The Human Genome by John Quackenbush

You will never look as awesome as John Quackenbush

This is a great, fast introduction to the human genome. It requires repeat readings because it is over-packed with information and terminology. I loved Quackenbush’s writing style & his structured intro to the field.

Language of God by Francis Collins

You will never be as awesome as Francis Collins

This might be a bit of a special interest book. Francis Collins is the director of the NIH and, godfather of the Human Genome Project, and part of the team that first identified the BRCA mutation as it relates to breast cancer. He’s also a committed Christian. As a Christian, I was fascinated to read Collins’ overview of how his faith and his genetics research intertwine. The book is part philosophy, part genetics introduction, part historical record of the race for the Human Genome Project. If you’re not a Christian, I still recommend it just for his fascinating and deeply personal portrayal of some of the most important moments in the history of genetics.

Data Resources

23AndMe API — If you’re interested in building apps against the 23AndMe data, they have an API that you can build for. I haven’t published anything using their API yet, if you sign in (it’s free) you can get a list of all the SNPs that 23AndMe encodes for.

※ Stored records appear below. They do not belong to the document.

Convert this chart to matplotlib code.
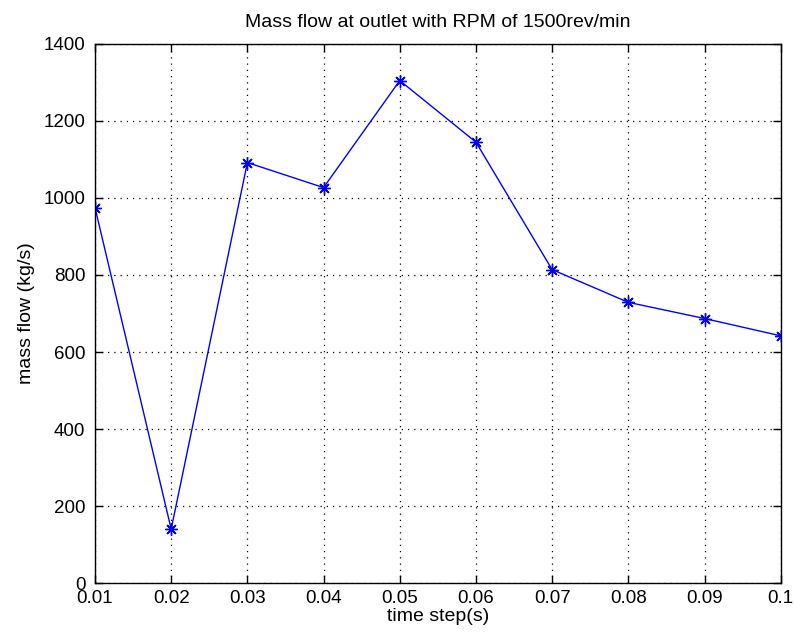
import matplotlib
matplotlib.use("Agg")
import matplotlib.pyplot as plt

plt.rcParams['font.family'] = ['Liberation Sans', 'DejaVu Sans']

time_step = [0.01, 0.02, 0.03, 0.04, 0.05, 0.06, 0.07, 0.08, 0.09, 0.10]
mass_flow = [975, 140, 1092, 1027, 1305, 1145, 814, 729, 687, 642]
x_ticks = [0.01, 0.02, 0.03, 0.04, 0.05, 0.06, 0.07, 0.08, 0.09, 0.10]
x_tick_labels = ['0.01', '0.02', '0.03', '0.04', '0.05', '0.06', '0.07', '0.08', '0.09', '0.1']
y_ticks = [0, 200, 400, 600, 800, 1000, 1200, 1400]

fig = plt.figure(figsize=(7.95, 6.44), dpi=100)
ax = fig.add_axes([0.1195, 0.0947, 0.8625, 0.837])

# asterisk markers (+ and x combined)
ax.plot(time_step, mass_flow, color='#0000ff', linewidth=1.0,
        marker=(8, 2, 0), markersize=9, markeredgewidth=1.0)

ax.set_xlim(0.01, 0.10)
ax.set_ylim(0, 1400)
ax.set_xticks(x_ticks)
ax.set_xticklabels(x_tick_labels)
ax.set_yticks(y_ticks)

ax.grid(True, color='black', linestyle=(0, (1, 4)), linewidth=0.9)
ax.tick_params(direction='in', top=True, right=True, labelsize=13.5, length=6,
               width=1.0)
ax.tick_params(axis='y', pad=7)
ax.tick_params(axis='x', pad=5)
for spine in ax.spines.values():
    spine.set_linewidth(1.0)

ax.set_title('Mass flow at outlet with RPM of 1500rev/min', fontsize=14, pad=12)
ax.set_xlabel('time step(s)', fontsize=14, labelpad=1)
ax.set_ylabel('mass flow (kg/s)', fontsize=14, labelpad=6)

fig.savefig('out.png', dpi=100)
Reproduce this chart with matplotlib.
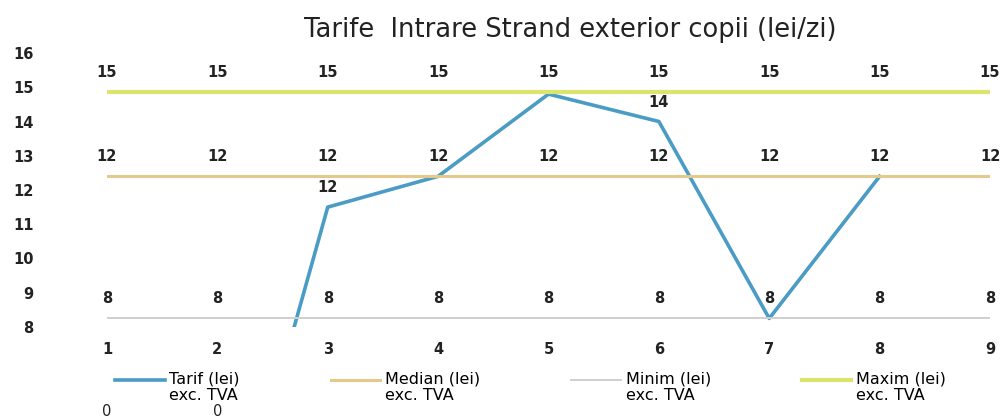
import numpy as np
import matplotlib.pyplot as plt
from matplotlib.legend_handler import HandlerLine2D

# --------------------

days = [1, 2, 3, 4, 5, 6, 7, 8, 9]
tarif = [0, 0, 11.5, 12.4, 14.8, 14.0, 8.25, 12.4, np.nan]
median = [12.4] * 9
minim = [8.25] * 9
maxim = [14.85] * 9

y_ticks = [8, 9, 10, 11, 12, 13, 14, 15, 16]
title = "Tarife  Intrare Strand exterior copii (lei/zi)"

series = [
    ("Tarif (lei)\nexc. TVA", tarif, "#4a9cc4", 2.6),
    ("Median (lei)\nexc. TVA", median, "#e3c98a", 2.2),
    ("Minim (lei)\nexc. TVA", minim, "#cfcfcf", 1.4),
    ("Maxim (lei)\nexc. TVA", maxim, "#dbe56e", 3.0),
]

# --------------------


class TopHandler(HandlerLine2D):
    # keep the legend line level with the first text line
    def create_artists(self, legend, orig_handle, xdescent, ydescent,
                       width, height, fontsize, trans):
        return super().create_artists(legend, orig_handle, xdescent,
                                      ydescent - 0.95 * fontsize, width,
                                      height, fontsize, trans)


fig = plt.figure(figsize = (10.07, 4.16), dpi = 100)
ax = fig.add_axes([107 / 1007, 1 - 327 / 416, (990 - 107) / 1007, (327 - 53) / 416])

handles = []
for i, (name, vals, color, lw) in enumerate(series):
    line, = ax.plot(days, vals, color = color, linewidth = lw, label = name, zorder = 2 + i)
    handles.append(line)
    for x, v in zip(days, vals):
        if np.isnan(v):
            continue
        if name.startswith("Tarif") and v in (12.4, 14.8, 8.25):
            continue
        lbl = str(int(round(v)))
        if v < 8:
            # zero values fall far below the axis; the labels sit at the bottom edge
            ax.annotate(lbl, xy = (x, 0), xycoords = ("data", "figure pixels"),
                        xytext = (0, 3), textcoords = "offset points",
                        ha = "center", va = "center", fontsize = 10.5,
                        color = "#222222", annotation_clip = False)
        else:
            ax.annotate(lbl, xy = (x, v), xytext = (0, 14), textcoords = "offset points",
                        ha = "center", va = "center", fontsize = 10.5, fontweight = "bold",
                        color = "#222222", annotation_clip = False)

ax.set_xlim(1, 9)
ax.set_ylim(8, 16)
ax.set_xticks(days)
ax.set_yticks(y_ticks)
ax.tick_params(axis = "y", length = 0, pad = 53, labelsize = 10.5, labelcolor = "#222222")
ax.tick_params(axis = "x", length = 0, pad = 11, labelsize = 10.5, labelcolor = "#222222")
for t in ax.get_xticklabels() + ax.get_yticklabels():
    t.set_fontweight("bold")
for s in ax.spines.values():
    s.set_visible(False)

fig.text(0.566, 0.927, title, ha = "center", va = "center", fontsize = 18.5, color = "#222222")

fig.legend(handles = handles, loc = "upper left", bbox_to_anchor = (115 / 1007, 1 - 371 / 416),
           ncol = 4, frameon = False, fontsize = 11.5, handlelength = 3.1,
           handletextpad = 0.3, columnspacing = 5.7, borderpad = 0, borderaxespad = 0,
           labelspacing = 0.2, handler_map = {h: TopHandler() for h in handles})

plt.savefig("out.png", dpi = 100)
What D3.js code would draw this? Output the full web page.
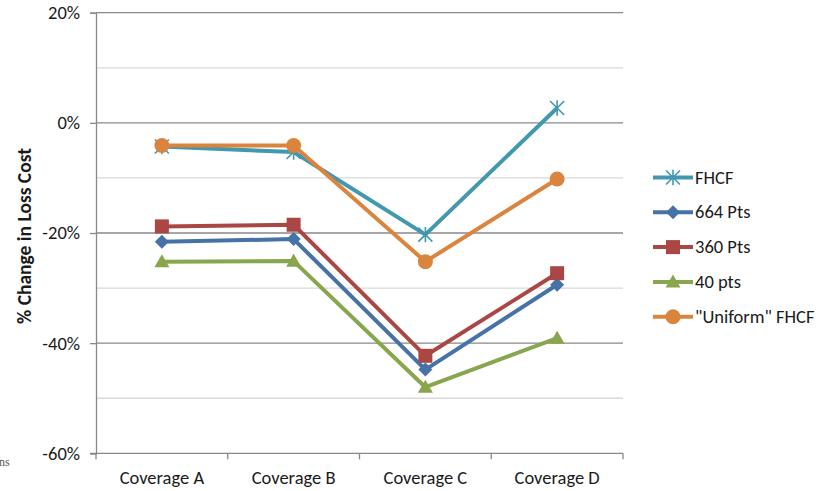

OpenSNP — This is my hub for research. Tons of data free for download, including many actual 23AndMe data sets. This is where I got my data on how much research has been done for any given SNP. The OpenSNP ranking is based on entries in the SNPedia, papers published in PLoS and, annotations in the Personal Genome Project and papers on Mendeley. Plus you can download their full annotation dump at one go so you can see all the details that they base their rankings on. It’s amazing.

SNPedia — This is an open wiki for SNP associations. It has an enormous amount of information on specific SNPs, the different variations and their associations with phenotypes and medical conditions. It doesn’t have the raw data files available through OpenSNP, but it has far more detail on the associations of individual SNPs.

UCSC Genome Browser — I gave the UCSC genome browser a hard time earlier, but that’s because it was the first place I went and, if you’re not already a geneticist, it is going to be hard to get any helpful information out of it. However, it does some amazing things with cross-species comparative genomics and they host raw data downloads for the genomes of dozens of different species.